* Objective
Set down the listing below verbatim, but only from its first line through the line containing "starts.push(acc/total*360); acc += v;".
___
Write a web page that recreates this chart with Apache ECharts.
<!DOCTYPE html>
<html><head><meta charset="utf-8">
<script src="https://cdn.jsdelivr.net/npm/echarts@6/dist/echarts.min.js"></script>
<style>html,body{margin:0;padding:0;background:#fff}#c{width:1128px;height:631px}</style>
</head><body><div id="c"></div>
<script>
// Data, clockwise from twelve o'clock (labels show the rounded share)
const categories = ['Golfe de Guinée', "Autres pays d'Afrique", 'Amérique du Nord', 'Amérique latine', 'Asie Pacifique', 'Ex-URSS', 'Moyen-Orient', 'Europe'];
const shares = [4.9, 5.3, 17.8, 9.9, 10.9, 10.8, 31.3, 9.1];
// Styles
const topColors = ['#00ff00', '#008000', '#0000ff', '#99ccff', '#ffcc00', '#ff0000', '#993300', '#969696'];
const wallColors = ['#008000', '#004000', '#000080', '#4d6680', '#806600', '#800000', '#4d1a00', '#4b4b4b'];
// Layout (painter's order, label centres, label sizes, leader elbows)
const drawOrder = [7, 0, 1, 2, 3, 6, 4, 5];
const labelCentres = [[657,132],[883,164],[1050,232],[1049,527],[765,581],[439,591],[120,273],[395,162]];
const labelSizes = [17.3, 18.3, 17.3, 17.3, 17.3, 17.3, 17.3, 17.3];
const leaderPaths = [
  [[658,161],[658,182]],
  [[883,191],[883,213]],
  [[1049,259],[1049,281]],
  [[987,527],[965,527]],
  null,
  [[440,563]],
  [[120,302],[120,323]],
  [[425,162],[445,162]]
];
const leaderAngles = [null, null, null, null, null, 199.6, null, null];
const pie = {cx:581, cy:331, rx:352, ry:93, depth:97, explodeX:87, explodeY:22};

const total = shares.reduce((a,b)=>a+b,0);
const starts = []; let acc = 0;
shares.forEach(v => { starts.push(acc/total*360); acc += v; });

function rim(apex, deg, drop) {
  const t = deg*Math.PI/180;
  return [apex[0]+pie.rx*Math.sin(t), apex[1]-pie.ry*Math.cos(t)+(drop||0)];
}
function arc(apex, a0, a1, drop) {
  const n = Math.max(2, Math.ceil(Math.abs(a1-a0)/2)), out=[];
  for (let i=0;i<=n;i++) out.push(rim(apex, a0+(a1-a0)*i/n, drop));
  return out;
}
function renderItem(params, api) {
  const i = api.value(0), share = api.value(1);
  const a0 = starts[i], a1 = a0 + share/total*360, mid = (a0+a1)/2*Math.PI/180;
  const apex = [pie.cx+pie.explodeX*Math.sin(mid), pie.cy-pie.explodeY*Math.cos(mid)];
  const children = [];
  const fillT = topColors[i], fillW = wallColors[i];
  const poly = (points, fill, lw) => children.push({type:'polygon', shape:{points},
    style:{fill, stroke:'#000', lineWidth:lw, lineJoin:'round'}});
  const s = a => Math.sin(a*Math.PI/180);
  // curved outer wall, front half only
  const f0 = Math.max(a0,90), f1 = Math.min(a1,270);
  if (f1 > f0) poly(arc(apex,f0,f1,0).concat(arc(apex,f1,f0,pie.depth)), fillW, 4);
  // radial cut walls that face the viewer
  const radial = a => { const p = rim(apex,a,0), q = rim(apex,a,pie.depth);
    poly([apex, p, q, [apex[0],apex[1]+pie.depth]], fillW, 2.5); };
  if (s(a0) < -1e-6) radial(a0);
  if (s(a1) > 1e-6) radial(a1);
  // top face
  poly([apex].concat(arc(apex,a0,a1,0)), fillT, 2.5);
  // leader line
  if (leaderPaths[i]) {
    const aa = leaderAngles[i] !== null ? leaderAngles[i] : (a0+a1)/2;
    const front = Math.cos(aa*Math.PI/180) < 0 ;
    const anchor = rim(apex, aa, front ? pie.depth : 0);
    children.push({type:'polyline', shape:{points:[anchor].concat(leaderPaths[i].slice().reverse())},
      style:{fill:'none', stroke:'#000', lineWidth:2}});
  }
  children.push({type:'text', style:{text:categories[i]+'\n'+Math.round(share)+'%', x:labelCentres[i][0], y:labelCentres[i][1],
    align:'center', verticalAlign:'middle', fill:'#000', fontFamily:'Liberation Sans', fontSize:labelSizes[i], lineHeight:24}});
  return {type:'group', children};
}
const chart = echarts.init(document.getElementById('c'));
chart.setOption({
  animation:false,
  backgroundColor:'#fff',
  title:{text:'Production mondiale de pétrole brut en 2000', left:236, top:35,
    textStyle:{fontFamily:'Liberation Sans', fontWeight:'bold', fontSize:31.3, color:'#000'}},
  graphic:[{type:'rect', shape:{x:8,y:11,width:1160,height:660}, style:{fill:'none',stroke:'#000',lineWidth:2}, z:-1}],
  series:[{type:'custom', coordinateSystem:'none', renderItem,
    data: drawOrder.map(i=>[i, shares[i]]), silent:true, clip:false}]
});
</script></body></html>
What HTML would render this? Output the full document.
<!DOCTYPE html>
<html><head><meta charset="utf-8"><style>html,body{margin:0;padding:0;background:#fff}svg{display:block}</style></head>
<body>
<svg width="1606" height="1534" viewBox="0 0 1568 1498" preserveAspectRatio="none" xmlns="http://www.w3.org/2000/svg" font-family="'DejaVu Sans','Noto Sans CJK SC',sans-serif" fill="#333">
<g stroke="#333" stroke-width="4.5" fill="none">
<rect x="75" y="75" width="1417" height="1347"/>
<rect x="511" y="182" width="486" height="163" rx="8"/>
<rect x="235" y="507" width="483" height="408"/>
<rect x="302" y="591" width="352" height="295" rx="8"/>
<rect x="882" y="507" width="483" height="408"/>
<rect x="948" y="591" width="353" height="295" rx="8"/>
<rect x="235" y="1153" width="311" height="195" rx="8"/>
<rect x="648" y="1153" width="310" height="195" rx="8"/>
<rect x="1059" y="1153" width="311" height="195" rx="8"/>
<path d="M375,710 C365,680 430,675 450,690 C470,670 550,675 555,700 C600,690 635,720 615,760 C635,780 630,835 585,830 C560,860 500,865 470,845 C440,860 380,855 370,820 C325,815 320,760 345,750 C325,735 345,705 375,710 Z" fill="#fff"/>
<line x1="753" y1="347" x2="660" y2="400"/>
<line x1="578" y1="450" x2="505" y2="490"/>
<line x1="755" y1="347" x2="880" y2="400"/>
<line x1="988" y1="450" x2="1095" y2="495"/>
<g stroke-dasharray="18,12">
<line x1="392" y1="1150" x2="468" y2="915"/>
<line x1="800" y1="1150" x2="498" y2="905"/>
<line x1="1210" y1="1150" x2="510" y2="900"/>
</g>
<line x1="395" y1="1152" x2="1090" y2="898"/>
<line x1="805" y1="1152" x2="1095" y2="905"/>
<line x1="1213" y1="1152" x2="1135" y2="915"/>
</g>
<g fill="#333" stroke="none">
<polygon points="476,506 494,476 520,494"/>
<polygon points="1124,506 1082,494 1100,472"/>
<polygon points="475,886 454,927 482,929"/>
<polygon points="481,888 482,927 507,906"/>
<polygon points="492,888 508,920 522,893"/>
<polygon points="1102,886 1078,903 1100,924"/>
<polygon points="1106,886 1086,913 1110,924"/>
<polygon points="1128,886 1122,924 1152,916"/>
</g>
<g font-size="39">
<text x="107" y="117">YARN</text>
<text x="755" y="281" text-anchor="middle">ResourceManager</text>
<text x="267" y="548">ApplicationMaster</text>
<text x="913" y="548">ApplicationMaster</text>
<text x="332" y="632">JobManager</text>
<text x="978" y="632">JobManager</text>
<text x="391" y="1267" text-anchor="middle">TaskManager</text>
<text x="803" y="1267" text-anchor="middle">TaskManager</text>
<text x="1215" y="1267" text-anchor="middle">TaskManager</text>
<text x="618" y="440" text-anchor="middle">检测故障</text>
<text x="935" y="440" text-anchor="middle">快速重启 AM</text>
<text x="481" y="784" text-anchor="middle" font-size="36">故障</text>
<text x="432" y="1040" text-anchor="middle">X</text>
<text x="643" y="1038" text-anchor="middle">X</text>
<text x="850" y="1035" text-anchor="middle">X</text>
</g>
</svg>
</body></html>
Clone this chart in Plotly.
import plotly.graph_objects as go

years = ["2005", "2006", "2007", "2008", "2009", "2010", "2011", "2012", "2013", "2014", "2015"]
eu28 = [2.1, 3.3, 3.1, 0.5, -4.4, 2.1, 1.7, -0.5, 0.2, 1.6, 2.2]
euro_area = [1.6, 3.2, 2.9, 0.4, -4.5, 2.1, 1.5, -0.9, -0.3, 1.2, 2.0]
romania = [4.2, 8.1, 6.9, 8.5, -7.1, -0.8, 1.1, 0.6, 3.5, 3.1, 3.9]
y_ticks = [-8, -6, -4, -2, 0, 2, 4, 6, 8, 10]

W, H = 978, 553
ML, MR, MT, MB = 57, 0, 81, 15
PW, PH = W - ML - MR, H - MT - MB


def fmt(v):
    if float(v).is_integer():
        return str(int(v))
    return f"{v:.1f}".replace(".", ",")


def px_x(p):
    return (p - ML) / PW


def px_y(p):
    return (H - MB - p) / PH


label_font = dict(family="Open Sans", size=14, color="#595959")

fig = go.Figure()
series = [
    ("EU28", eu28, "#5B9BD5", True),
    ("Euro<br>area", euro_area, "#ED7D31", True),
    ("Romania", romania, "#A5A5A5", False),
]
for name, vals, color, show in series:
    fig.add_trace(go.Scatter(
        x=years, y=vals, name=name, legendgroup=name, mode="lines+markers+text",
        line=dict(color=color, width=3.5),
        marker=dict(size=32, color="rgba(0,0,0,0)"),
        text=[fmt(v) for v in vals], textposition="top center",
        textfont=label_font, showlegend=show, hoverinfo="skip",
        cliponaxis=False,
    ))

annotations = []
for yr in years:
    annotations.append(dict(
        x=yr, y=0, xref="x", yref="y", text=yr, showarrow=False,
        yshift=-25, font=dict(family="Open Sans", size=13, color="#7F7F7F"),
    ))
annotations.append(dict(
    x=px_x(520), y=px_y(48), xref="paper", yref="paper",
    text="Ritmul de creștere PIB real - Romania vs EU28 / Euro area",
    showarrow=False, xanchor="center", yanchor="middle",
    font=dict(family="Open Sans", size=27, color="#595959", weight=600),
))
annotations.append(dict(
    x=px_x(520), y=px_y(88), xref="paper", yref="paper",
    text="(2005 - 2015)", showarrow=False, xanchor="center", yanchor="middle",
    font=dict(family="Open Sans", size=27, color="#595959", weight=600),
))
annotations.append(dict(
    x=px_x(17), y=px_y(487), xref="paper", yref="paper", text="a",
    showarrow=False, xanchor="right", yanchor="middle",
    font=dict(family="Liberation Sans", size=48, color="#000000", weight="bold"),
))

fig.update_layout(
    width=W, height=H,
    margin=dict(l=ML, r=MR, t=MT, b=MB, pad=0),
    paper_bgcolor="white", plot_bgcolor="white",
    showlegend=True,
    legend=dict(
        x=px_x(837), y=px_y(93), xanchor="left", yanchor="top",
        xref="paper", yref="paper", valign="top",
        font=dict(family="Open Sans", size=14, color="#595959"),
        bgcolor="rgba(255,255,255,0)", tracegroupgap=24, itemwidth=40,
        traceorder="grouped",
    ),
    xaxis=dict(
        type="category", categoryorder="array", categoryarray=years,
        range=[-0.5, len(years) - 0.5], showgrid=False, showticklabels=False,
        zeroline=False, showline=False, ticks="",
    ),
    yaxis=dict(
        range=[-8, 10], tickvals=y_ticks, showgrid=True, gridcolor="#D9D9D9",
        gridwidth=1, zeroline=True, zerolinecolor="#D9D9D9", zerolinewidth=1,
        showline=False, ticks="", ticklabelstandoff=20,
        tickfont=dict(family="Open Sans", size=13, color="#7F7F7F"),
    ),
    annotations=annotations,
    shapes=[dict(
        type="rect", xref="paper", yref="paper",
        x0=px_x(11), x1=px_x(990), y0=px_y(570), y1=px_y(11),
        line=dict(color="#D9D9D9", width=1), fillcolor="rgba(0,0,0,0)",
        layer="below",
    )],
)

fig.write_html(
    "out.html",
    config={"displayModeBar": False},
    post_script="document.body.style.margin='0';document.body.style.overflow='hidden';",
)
___
* Answer to the exercise
Write a web page that recreates this chart with Apache ECharts.
<!DOCTYPE html>
<html><head><meta charset="utf-8">
<script src="https://cdn.jsdelivr.net/npm/echarts@6/dist/echarts.min.js"></script>
<style>html,body{margin:0;padding:0;background:#fff}#c{width:1128px;height:631px}</style>
</head><body><div id="c"></div>
<script>
// Data, clockwise from twelve o'clock (labels show the rounded share)
const categories = ['Golfe de Guinée', "Autres pays d'Afrique", 'Amérique du Nord', 'Amérique latine', 'Asie Pacifique', 'Ex-URSS', 'Moyen-Orient', 'Europe'];
const shares = [4.9, 5.3, 17.8, 9.9, 10.9, 10.8, 31.3, 9.1];
// Styles
const topColors = ['#00ff00', '#008000', '#0000ff', '#99ccff', '#ffcc00', '#ff0000', '#993300', '#969696'];
const wallColors = ['#008000', '#004000', '#000080', '#4d6680', '#806600', '#800000', '#4d1a00', '#4b4b4b'];
// Layout (painter's order, label centres, label sizes, leader elbows)
const drawOrder = [7, 0, 1, 2, 3, 6, 4, 5];
const labelCentres = [[657,132],[883,164],[1050,232],[1049,527],[765,581],[439,591],[120,273],[395,162]];
const labelSizes = [17.3, 18.3, 17.3, 17.3, 17.3, 17.3, 17.3, 17.3];
const leaderPaths = [
  [[658,161],[658,182]],
  [[883,191],[883,213]],
  [[1049,259],[1049,281]],
  [[987,527],[965,527]],
  null,
  [[440,563]],
  [[120,302],[120,323]],
  [[425,162],[445,162]]
];
const leaderAngles = [null, null, null, null, null, 199.6, null, null];
const pie = {cx:581, cy:331, rx:352, ry:93, depth:97, explodeX:87, explodeY:22};

const total = shares.reduce((a,b)=>a+b,0);
const starts = []; let acc = 0;
shares.forEach(v => { starts.push(acc/total*360); acc += v; });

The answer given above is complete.